START Available records

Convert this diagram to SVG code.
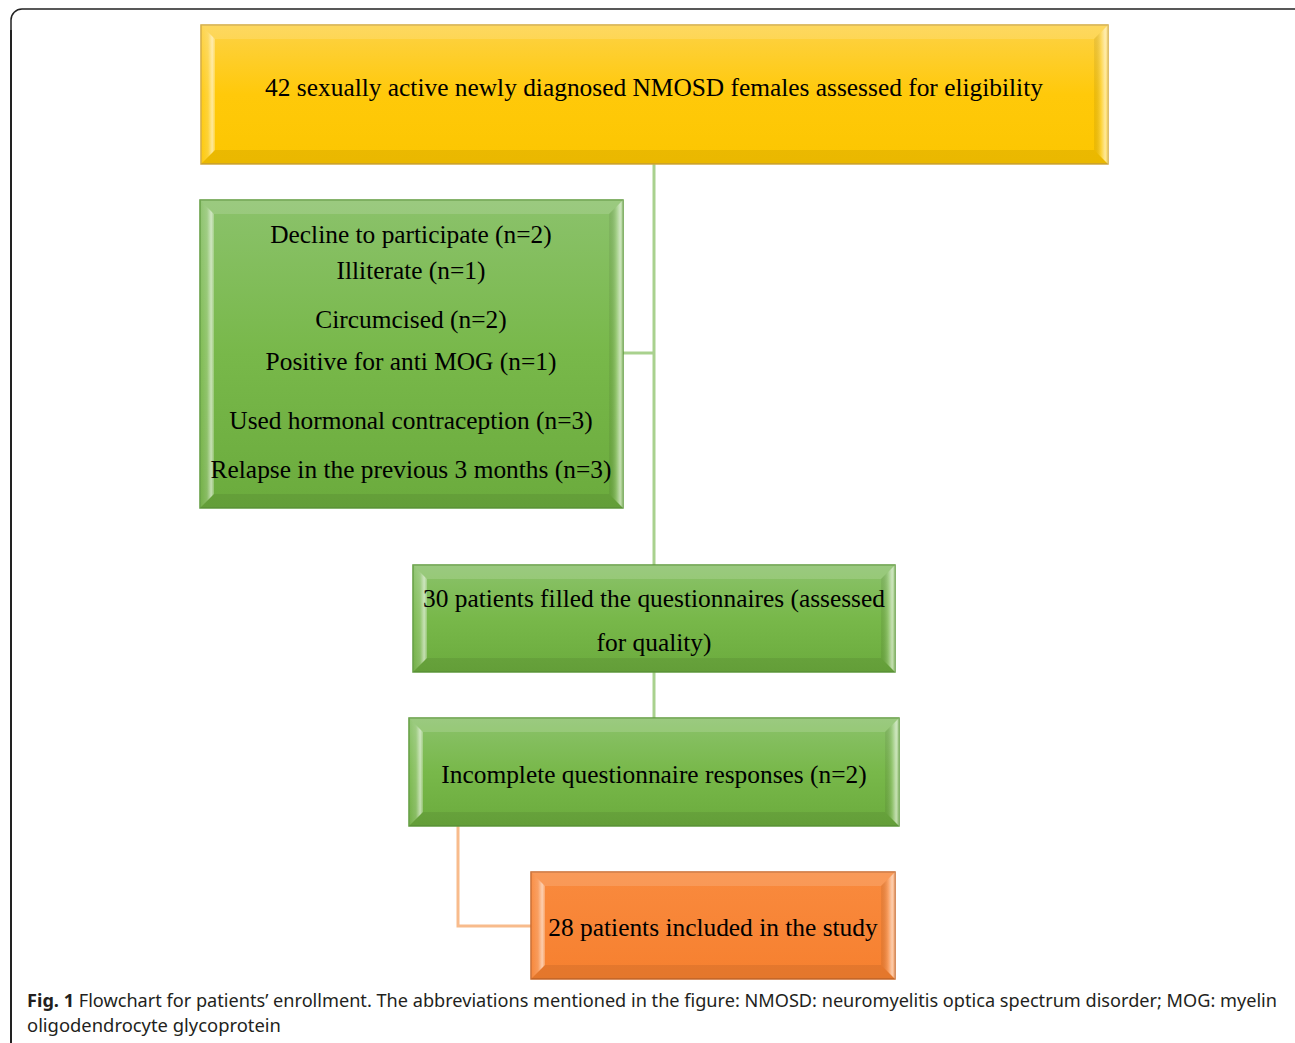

END Available records
START Available records

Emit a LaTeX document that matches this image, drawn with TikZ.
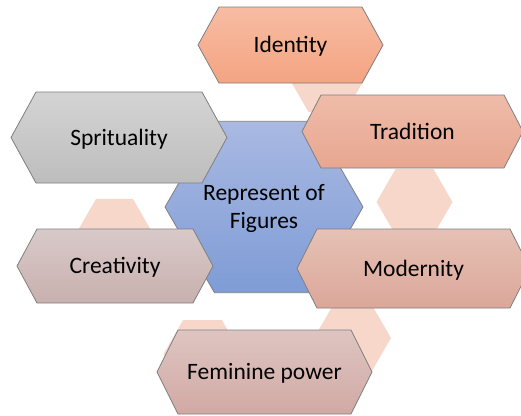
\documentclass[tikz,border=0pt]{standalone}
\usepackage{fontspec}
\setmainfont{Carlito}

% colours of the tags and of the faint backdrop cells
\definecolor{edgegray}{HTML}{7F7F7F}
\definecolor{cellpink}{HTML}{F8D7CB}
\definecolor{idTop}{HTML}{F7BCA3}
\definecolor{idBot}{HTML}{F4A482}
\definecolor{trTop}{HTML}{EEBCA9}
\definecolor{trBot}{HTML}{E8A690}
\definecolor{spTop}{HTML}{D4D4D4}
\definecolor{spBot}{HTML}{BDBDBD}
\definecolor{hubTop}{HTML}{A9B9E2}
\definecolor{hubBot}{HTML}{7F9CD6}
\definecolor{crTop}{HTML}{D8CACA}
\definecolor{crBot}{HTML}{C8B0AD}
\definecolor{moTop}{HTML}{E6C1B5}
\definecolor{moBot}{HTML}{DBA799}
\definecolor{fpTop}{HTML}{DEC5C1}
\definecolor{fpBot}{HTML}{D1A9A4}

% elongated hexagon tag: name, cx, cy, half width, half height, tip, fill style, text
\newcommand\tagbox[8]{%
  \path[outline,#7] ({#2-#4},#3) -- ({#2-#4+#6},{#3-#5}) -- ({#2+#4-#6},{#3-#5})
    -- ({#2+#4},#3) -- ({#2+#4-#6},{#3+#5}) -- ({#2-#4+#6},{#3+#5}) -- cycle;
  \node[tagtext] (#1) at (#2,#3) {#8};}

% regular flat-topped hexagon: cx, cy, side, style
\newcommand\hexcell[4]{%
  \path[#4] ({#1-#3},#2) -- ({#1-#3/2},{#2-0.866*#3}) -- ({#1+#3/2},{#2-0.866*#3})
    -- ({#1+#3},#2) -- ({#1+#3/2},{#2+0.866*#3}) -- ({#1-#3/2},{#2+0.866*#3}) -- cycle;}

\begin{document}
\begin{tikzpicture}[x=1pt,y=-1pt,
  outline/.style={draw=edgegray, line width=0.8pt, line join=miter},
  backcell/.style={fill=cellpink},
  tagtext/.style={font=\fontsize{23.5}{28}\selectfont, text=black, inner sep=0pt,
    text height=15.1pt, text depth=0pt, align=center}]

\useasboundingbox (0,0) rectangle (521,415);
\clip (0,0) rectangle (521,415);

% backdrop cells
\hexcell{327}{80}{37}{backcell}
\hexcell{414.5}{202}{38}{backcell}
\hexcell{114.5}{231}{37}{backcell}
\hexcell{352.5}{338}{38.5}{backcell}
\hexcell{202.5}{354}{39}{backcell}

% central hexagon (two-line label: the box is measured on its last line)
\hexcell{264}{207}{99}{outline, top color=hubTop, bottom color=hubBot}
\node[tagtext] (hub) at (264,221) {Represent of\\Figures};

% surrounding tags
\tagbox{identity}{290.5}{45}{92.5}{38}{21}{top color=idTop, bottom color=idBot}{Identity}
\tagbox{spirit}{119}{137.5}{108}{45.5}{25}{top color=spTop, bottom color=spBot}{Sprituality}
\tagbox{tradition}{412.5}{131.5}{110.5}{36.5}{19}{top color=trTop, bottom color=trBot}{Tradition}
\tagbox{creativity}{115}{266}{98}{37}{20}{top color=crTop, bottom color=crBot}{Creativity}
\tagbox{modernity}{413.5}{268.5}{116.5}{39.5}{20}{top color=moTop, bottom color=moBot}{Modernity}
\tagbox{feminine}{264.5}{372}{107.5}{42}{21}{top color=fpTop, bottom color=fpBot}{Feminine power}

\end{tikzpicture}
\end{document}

END Available records

Pull out only the lines from the one with "Emit a LaTeX" up to and including the one with "(hub) at (264,221)", and drop any pictures along the way.

Emit a LaTeX document that matches this image, drawn with TikZ.
\documentclass[tikz,border=0pt]{standalone}
\usepackage{fontspec}
\setmainfont{Carlito}

% colours of the tags and of the faint backdrop cells
\definecolor{edgegray}{HTML}{7F7F7F}
\definecolor{cellpink}{HTML}{F8D7CB}
\definecolor{idTop}{HTML}{F7BCA3}
\definecolor{idBot}{HTML}{F4A482}
\definecolor{trTop}{HTML}{EEBCA9}
\definecolor{trBot}{HTML}{E8A690}
\definecolor{spTop}{HTML}{D4D4D4}
\definecolor{spBot}{HTML}{BDBDBD}
\definecolor{hubTop}{HTML}{A9B9E2}
\definecolor{hubBot}{HTML}{7F9CD6}
\definecolor{crTop}{HTML}{D8CACA}
\definecolor{crBot}{HTML}{C8B0AD}
\definecolor{moTop}{HTML}{E6C1B5}
\definecolor{moBot}{HTML}{DBA799}
\definecolor{fpTop}{HTML}{DEC5C1}
\definecolor{fpBot}{HTML}{D1A9A4}

% elongated hexagon tag: name, cx, cy, half width, half height, tip, fill style, text
\newcommand\tagbox[8]{%
  \path[outline,#7] ({#2-#4},#3) -- ({#2-#4+#6},{#3-#5}) -- ({#2+#4-#6},{#3-#5})
    -- ({#2+#4},#3) -- ({#2+#4-#6},{#3+#5}) -- ({#2-#4+#6},{#3+#5}) -- cycle;
  \node[tagtext] (#1) at (#2,#3) {#8};}

% regular flat-topped hexagon: cx, cy, side, style
\newcommand\hexcell[4]{%
  \path[#4] ({#1-#3},#2) -- ({#1-#3/2},{#2-0.866*#3}) -- ({#1+#3/2},{#2-0.866*#3})
    -- ({#1+#3},#2) -- ({#1+#3/2},{#2+0.866*#3}) -- ({#1-#3/2},{#2+0.866*#3}) -- cycle;}

\begin{document}
\begin{tikzpicture}[x=1pt,y=-1pt,
  outline/.style={draw=edgegray, line width=0.8pt, line join=miter},
  backcell/.style={fill=cellpink},
  tagtext/.style={font=\fontsize{23.5}{28}\selectfont, text=black, inner sep=0pt,
    text height=15.1pt, text depth=0pt, align=center}]

\useasboundingbox (0,0) rectangle (521,415);
\clip (0,0) rectangle (521,415);

% backdrop cells
\hexcell{327}{80}{37}{backcell}
\hexcell{414.5}{202}{38}{backcell}
\hexcell{114.5}{231}{37}{backcell}
\hexcell{352.5}{338}{38.5}{backcell}
\hexcell{202.5}{354}{39}{backcell}

% central hexagon (two-line label: the box is measured on its last line)
\hexcell{264}{207}{99}{outline, top color=hubTop, bottom color=hubBot}
\node[tagtext] (hub) at (264,221) {Represent of\\Figures};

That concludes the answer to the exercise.